I read somewhere that if, as a parent, you completely set aside all your own emotional and intellectual needs, and devote 100% to your children, you’re going to end up frustrated and resentful of your kids. That makes sense – I’ve seen people like that and I wouldn’t want to do that. So I think that I do need to occasionally eat something nice, and occasionally get out and go somewhere without the kids, and occasionally spend some time at home doing my own stuff. But when does “occasional” and “some time” become negligence?
Oh well – these are questions that need to find their own answers. Meanwhile…
Today, after their lunch I put the kids in their room as usual. They both looked sufficiently sleepy that they ought to have been asleep in five minutes. But… appearances can be deceptive. After 15 minutes, when I opened the door to check on them, I found that they were both wide awake and up to mischief. They had dislodged a heavy stack of bedding that sits on a trunk in their room and both of them had clambered on to the trunk.

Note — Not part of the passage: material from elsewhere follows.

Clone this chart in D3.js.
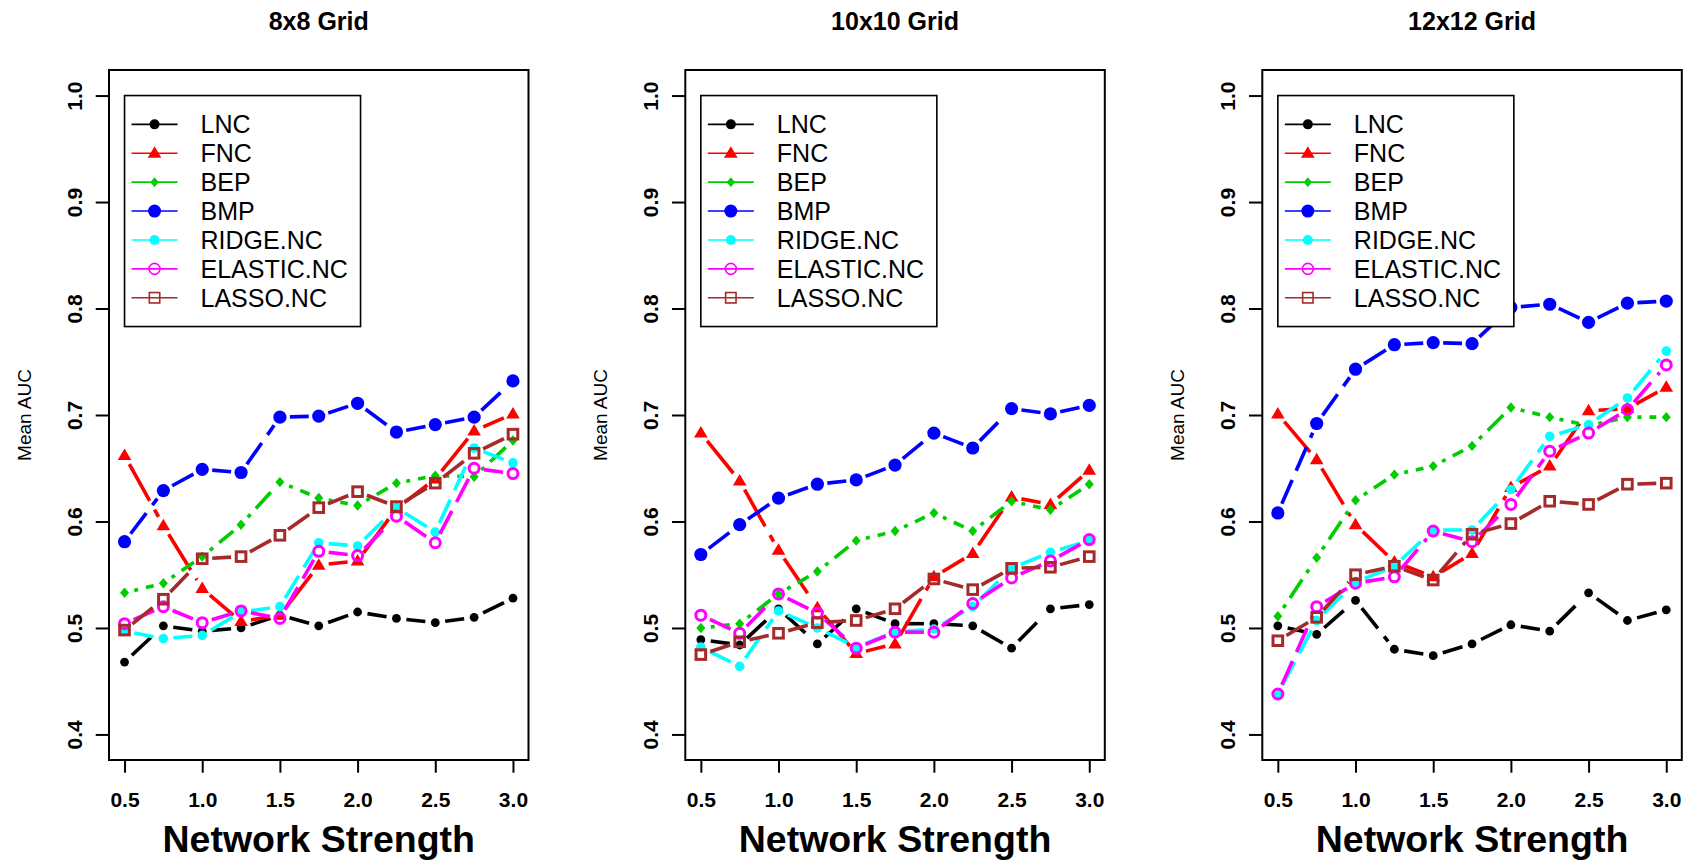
<!DOCTYPE html>
<html>
<head>
<meta charset="utf-8">
<script src="https://cdn.jsdelivr.net/npm/d3@7"></script>
<style>
  body { margin: 0; background: #fff; }
  svg { display: block; }
  text { font-family: "Liberation Sans", Arial, Helvetica, sans-serif; fill: #000; }
</style>
</head>
<body>
<svg id="chart" width="1687" height="860"></svg>
<script>
// ---------- data ----------
const xValues = [0.5, 0.75, 1.0, 1.25, 1.5, 1.75, 2.0, 2.25, 2.5, 2.75, 3.0];
const xTicks = [0.5, 1.0, 1.5, 2.0, 2.5, 3.0];
const xTickLabels = ["0.5", "1.0", "1.5", "2.0", "2.5", "3.0"];
const yTicks = [0.4, 0.5, 0.6, 0.7, 0.8, 0.9, 1.0];
const yTickLabels = ["0.4", "0.5", "0.6", "0.7", "0.8", "0.9", "1.0"];
const seriesNames = ["LNC", "FNC", "BEP", "BMP", "RIDGE.NC", "ELASTIC.NC", "LASSO.NC"];
const seriesColors = ["#000000", "#FF0000", "#00CD00", "#0000FF", "#00FFFF", "#FF00FF", "#A52A2A"];
const panelTitles = ["8x8 Grid", "10x10 Grid", "12x12 Grid"];
const xAxisTitle = "Network Strength";
const yAxisTitle = "Mean AUC";

// values per panel, rows in the order of seriesNames
const grid8 = [
  [0.468, 0.502, 0.497, 0.500, 0.512, 0.502, 0.515, 0.509, 0.505, 0.510, 0.528],
  [0.662, 0.596, 0.537, 0.506, 0.512, 0.559, 0.563, 0.612, 0.640, 0.685, 0.701],
  [0.533, 0.542, 0.567, 0.597, 0.637, 0.622, 0.615, 0.636, 0.643, 0.642, 0.676],
  [0.581, 0.629, 0.649, 0.646, 0.698, 0.699, 0.711, 0.684, 0.691, 0.698, 0.732],
  [0.497, 0.490, 0.493, 0.515, 0.520, 0.580, 0.577, 0.613, 0.590, 0.669, 0.655],
  [0.504, 0.520, 0.505, 0.516, 0.509, 0.572, 0.568, 0.605, 0.580, 0.650, 0.645],
  [0.498, 0.527, 0.565, 0.567, 0.587, 0.613, 0.628, 0.614, 0.636, 0.664, 0.682]
];
const grid10 = [
  [0.489, 0.484, 0.518, 0.485, 0.518, 0.504, 0.504, 0.502, 0.481, 0.518, 0.522],
  [0.683, 0.638, 0.573, 0.519, 0.476, 0.485, 0.548, 0.570, 0.623, 0.616, 0.648],
  [0.500, 0.504, 0.532, 0.553, 0.582, 0.591, 0.608, 0.591, 0.619, 0.611, 0.635],
  [0.569, 0.597, 0.622, 0.635, 0.639, 0.653, 0.683, 0.669, 0.706, 0.701, 0.709],
  [0.482, 0.464, 0.516, 0.500, 0.482, 0.496, 0.499, 0.520, 0.556, 0.571, 0.582],
  [0.512, 0.495, 0.532, 0.514, 0.481, 0.496, 0.496, 0.523, 0.547, 0.563, 0.583],
  [0.475, 0.487, 0.495, 0.505, 0.507, 0.518, 0.546, 0.536, 0.556, 0.557, 0.567]
];
const grid12 = [
  [0.502, 0.494, 0.526, 0.480, 0.474, 0.485, 0.503, 0.497, 0.533, 0.507, 0.517],
  [0.701, 0.658, 0.597, 0.562, 0.548, 0.570, 0.632, 0.652, 0.704, 0.706, 0.726],
  [0.511, 0.566, 0.620, 0.644, 0.652, 0.671, 0.707, 0.698, 0.690, 0.698, 0.698],
  [0.608, 0.692, 0.743, 0.766, 0.768, 0.767, 0.801, 0.804, 0.787, 0.805, 0.807],
  [0.438, 0.507, 0.543, 0.558, 0.592, 0.592, 0.630, 0.680, 0.691, 0.716, 0.760],
  [0.438, 0.520, 0.542, 0.548, 0.591, 0.581, 0.616, 0.666, 0.683, 0.705, 0.747],
  [0.488, 0.510, 0.550, 0.558, 0.545, 0.588, 0.598, 0.619, 0.616, 0.635, 0.636]
];
const panelData = [grid8, grid10, grid12];

// ---------- styling ----------
const dashes = ["26,10", "42,10", "4,8,22,8", "26,10", "26,10", "26,10", "26,10"];
const panelLefts = [109, 685.3, 1262.3];
const panelWidth = 419.5;
const plotTop = 70, plotBottom = 760;
const gap = 10;

const svg = d3.select("#chart");
svg.append("rect").attr("width", 1687).attr("height", 860).attr("fill", "#fff");

function drawMarker(g, i, cx, cy, legend) {
  const c = seriesColors[i];
  const sw = legend ? 1.6 : 3;
  switch (i) {
    case 0:
      g.append("circle").attr("cx", cx).attr("cy", cy).attr("r", legend ? 5 : 4.4).attr("fill", c);
      break;
    case 1: {
      const w = legend ? 6.8 : 6.8, h1 = legend ? 7 : 7, h2 = legend ? 4.5 : 4.5;
      g.append("path").attr("d", `M${cx},${cy - h1}L${cx + w},${cy + h2}L${cx - w},${cy + h2}Z`).attr("fill", c);
      break;
    }
    case 2: {
      const a = legend ? 4.2 : 4.5, b = legend ? 4.8 : 5.2;
      g.append("path").attr("d", `M${cx},${cy - b}L${cx + a},${cy}L${cx},${cy + b}L${cx - a},${cy}Z`).attr("fill", c);
      break;
    }
    case 3:
      g.append("circle").attr("cx", cx).attr("cy", cy).attr("r", legend ? 6.5 : 6.6).attr("fill", c);
      break;
    case 4:
      g.append("circle").attr("cx", cx).attr("cy", cy).attr("r", legend ? 5 : 4.8).attr("fill", c);
      break;
    case 5:
      g.append("circle").attr("cx", cx).attr("cy", cy).attr("r", legend ? 5.5 : 5)
        .attr("fill", "none").attr("stroke", c).attr("stroke-width", sw);
      break;
    case 6: {
      const s = legend ? 5.2 : 4.8;
      g.append("rect").attr("x", cx - s).attr("y", cy - s).attr("width", 2 * s).attr("height", 2 * s)
        .attr("fill", "none").attr("stroke", c).attr("stroke-width", sw);
      break;
    }
  }
}

panelData.forEach((data, p) => {
  const left = panelLefts[p];
  const right = left + panelWidth;
  const x = d3.scaleLinear().domain([0.4, 3.1]).range([left, right]);
  const y = d3.scaleLinear().domain([0.376, 1.024]).range([plotBottom, plotTop]);
  const g = svg.append("g");
  const cxm = (left + right) / 2;

  // title
  g.append("text").attr("x", cxm).attr("y", 29.5).attr("text-anchor", "middle")
    .attr("font-size", 25).attr("font-weight", "bold").text(panelTitles[p]);

  // x axis
  const xAxis = d3.axisBottom(x).tickValues(xTicks).tickSize(12.7).tickSizeOuter(0)
    .tickFormat((d, i) => xTickLabels[i]);
  const xg = g.append("g").attr("transform", `translate(0,${plotBottom})`).call(xAxis);
  xg.select(".domain").remove();
  xg.selectAll(".tick line").attr("stroke", "#000").attr("stroke-width", 2);
  xg.selectAll(".tick text").attr("y", 46.5).attr("dy", 0).attr("font-size", 21).attr("font-weight", "bold")
    .attr("font-family", "Liberation Sans, Arial, sans-serif").attr("fill", "#000");

  // y axis
  const yAxis = d3.axisLeft(y).tickValues(yTicks).tickSize(13.3).tickSizeOuter(0)
    .tickFormat((d, i) => yTickLabels[i]);
  const yg = g.append("g").attr("transform", `translate(${left},0)`).call(yAxis);
  yg.select(".domain").remove();
  yg.selectAll(".tick line").attr("stroke", "#000").attr("stroke-width", 2);
  yg.selectAll(".tick text")
    .attr("x", 0).attr("dy", 0).attr("text-anchor", "middle")
    .attr("transform", "translate(-27.5,0) rotate(-90)")
    .attr("font-size", 21).attr("font-weight", "bold")
    .attr("font-family", "Liberation Sans, Arial, sans-serif").attr("fill", "#000");

  // axis titles
  g.append("text").attr("x", cxm).attr("y", 852).attr("text-anchor", "middle")
    .attr("font-size", 37.5).attr("font-weight", "bold").text(xAxisTitle);
  g.append("text").attr("transform", `translate(${left - 78},${(plotTop + plotBottom) / 2}) rotate(-90)`)
    .attr("text-anchor", "middle").attr("font-size", 19).text(yAxisTitle);

  // series
  data.forEach((vals, i) => {
    const sg = g.append("g");
    const pts = vals.map((v, k) => [x(xValues[k]), y(v)]);
    for (let k = 0; k < pts.length - 1; k++) {
      const [x1, y1] = pts[k], [x2, y2] = pts[k + 1];
      const dx = x2 - x1, dy = y2 - y1, len = Math.hypot(dx, dy);
      if (len <= 2 * gap) continue;
      const ux = dx / len, uy = dy / len;
      sg.append("line")
        .attr("x1", x1 + ux * gap).attr("y1", y1 + uy * gap)
        .attr("x2", x2 - ux * gap).attr("y2", y2 - uy * gap)
        .attr("stroke", seriesColors[i]).attr("stroke-width", 3.6)
        .attr("stroke-dasharray", dashes[i]);
    }
    pts.forEach(([px, py]) => drawMarker(sg, i, px, py, false));
  });

  // legend
  const lx = x(0.5), ly = y(1.0);
  const lg = g.append("g");
  lg.append("rect").attr("x", lx).attr("y", ly).attr("width", 236).attr("height", 231)
    .attr("fill", "#fff").attr("stroke", "#000").attr("stroke-width", 1.6);
  seriesNames.forEach((name, i) => {
    const ry = ly + 28.8 + i * 28.9;
    lg.append("line").attr("x1", lx + 7).attr("x2", lx + 53).attr("y1", ry).attr("y2", ry)
      .attr("stroke", seriesColors[i]).attr("stroke-width", 1.6);
    drawMarker(lg, i, lx + 30, ry, true);
    lg.append("text").attr("x", lx + 76).attr("y", ry + 8.8).attr("font-size", 25).text(name);
  });

  // box
  g.append("rect").attr("x", left).attr("y", plotTop).attr("width", panelWidth).attr("height", plotBottom - plotTop)
    .attr("fill", "none").attr("stroke", "#000").attr("stroke-width", 2);
});
</script>
</body>
</html>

As I watched, Mrini pushed Tara off the trunk, causing her to land on her head – thankfully on the stack of soft bedding – and burst into a protesting wail.
I decided that sleep was a long way off for them and let them out of their room, whereupon they went at once into the kitchen, opened the cupboard and proceeded to pull out every last item of crockery that was within their reach. So far they have only ever accessed the lower shelf; today, they went so far as to grab a bag of garbage bags from the higher shelf and began to pull most of the garbage bags out of the enclosing plastic bag and strew them about the dining room. Then, Mrini took their toy box and dragged it into the kitchen, leaving a long trail of toys behind her. Tara dragged the laundry basket (largely empty) from the bedroom into the living room, leaving a trail of dirty kiddies’ clothes behind her. At last, all this activity tired them out and they fell asleep. Mrini at least had the sense to navigate her way to her bed – Tara collapsed on the dining room floor, surrounded by the debris of what looks like a major hurricane.
Hmmm… I suppose I should go and pick her up and put her in bed and then try to restore this house to some semblance of sanity – after all, only once there is some sort of order here, can they entertain themselves creating chaos again.